27/08/2008 - 7:00
EM BUSCA DE SIGILO bancário, milionários do mundo todo enviam dinheiro para bancos do pequeno Principado de Liechtenstein, um paraíso alpino encravado entre a Suíça e a Áustria. Alguns, por discrição. Outros, por temerem os impostos ou a lei de seus próprios países. São pessoas com algo a esconder: a herança não-declarada, o caixa 2 da empresa, a fortuna roubada, o fruto da corrupção ou, quem sabe, milhões obtidos com a venda de drogas e armas. Honestos ou não, certos investidores – vamos chamá-los assim – de Liechtenstein estão preocupados. O segredo sobre suas contas vazou para as autoridades de países como Alemanha, Reino Unido e Estados Unidos. E com detalhes. Liechtenstein, um miniestado com 160 quilômetros quadrados e 35 mil habitantes, virou um inferno financeiro para os donos de US$ 5 bilhões (R$ 8 bilhões), que tiveram a vida vasculhada e enfrentam processos na Justiça por evasão fiscal ou sonegação.
O culpado pelo vazamento espetacular é Heinrich Kieber, ex-funcionário do Liechtenstein Global Trust (LGT), instituição financeira com US$ 92 bilhões sob gestão.
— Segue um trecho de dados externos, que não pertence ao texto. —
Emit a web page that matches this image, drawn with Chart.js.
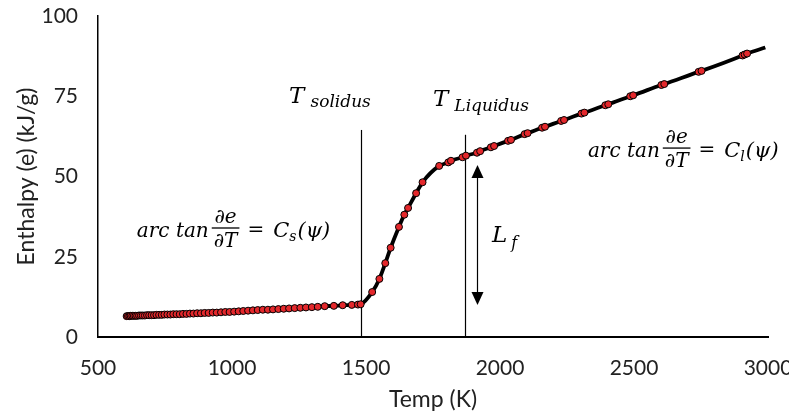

O LGT contratou Kieber em 2001 para digitalizar documentos referentes aos clientes. Seria uma tarefa prosaica em outra empresa, não fosse o sigilo bancário a alma do negócio em Liechtenstein e não fosse o LGT supostamente controlado pela família real do principado. Segundo relatos da imprensa alemã e americana, quem manda no LGT é o príncipe Alois, herdeiro do monarca Hans-Adam II, que o nomeou chefe de Estado. Ninguém sabia que Kieber havia sido condenado na Espanha por uma fraude imobiliária de US$ 250 mil. Ele comprou um apartamento de um empresário alemão em Barcelona e pagou com um cheque sem fundos. Ninguém tampouco desconfiava do homem que copiava, mas ele gravou para si quatro DVDs com informações sobre 1.400 clientes do LGT.
Em 2003, Kieber tentou se livrar da ordem de prisão na Espanha de maneira, digamos, pouco ortodoxa. Pediu demissão, escondeu-se e mandou uma carta ao monarca de Liechtenstein fazendo ameaças. Se não recebesse uma nova identidade, dois passaportes e obtivesse o fim das acusações da fraude espanhola, iria divulgar informações comprometedoras dos milionários. Em vez do perdão real, conseguiu um processo em Liechtenstein por roubo de dados. Ele se entregou, contou histórias mirabolantes, devolveu os quatro DVDs originais e escapou da cadeia. Caso encerrado. Ou quase – ele tinha outras cópias e, nos três anos seguintes, Kieber passou a negociar as informações com agentes dos serviços secretos de países interessados. Quase fez negócio com os ingleses, mas fechou primeiro com o governo da Alemanha. Recebeu US$ 7 milhões e o abrigo do serviço de proteção a testemunhas. Suspeita-se que tenha passado algo para os americanos, em troca de dinheiro.
Enquanto isso, clientes do LGT começam a ter dores de cabeça em casa. Dentre eles, Klaus Zumwinkel, ex-presidente do serviço postal da Alemanha, e o bilionário australiano Peter Lowy, do setor imobiliário.
Muitos alemães utilizavam fundações constituídas em Liechtenstein para fugir do Fisco e agora terão de se explicar. Alguns dados vão de 1970 a 2007. E Kieber? Sumiu do mapa e está na lista de procurados da Interpol, a pedido de Liechtenstein. Nem sua mãe sabe onde encontrá-lo. Provavelmente, está diferente de sua última foto e tem outro nome. Dentre os clientes revelados, há mafiosos russos, que não o perdoarão jamais. “Ele está sendo caçado, não leva o que eu chamaria de uma vida boa”, diz seu advogado, Jack Blum. Alguém acredita?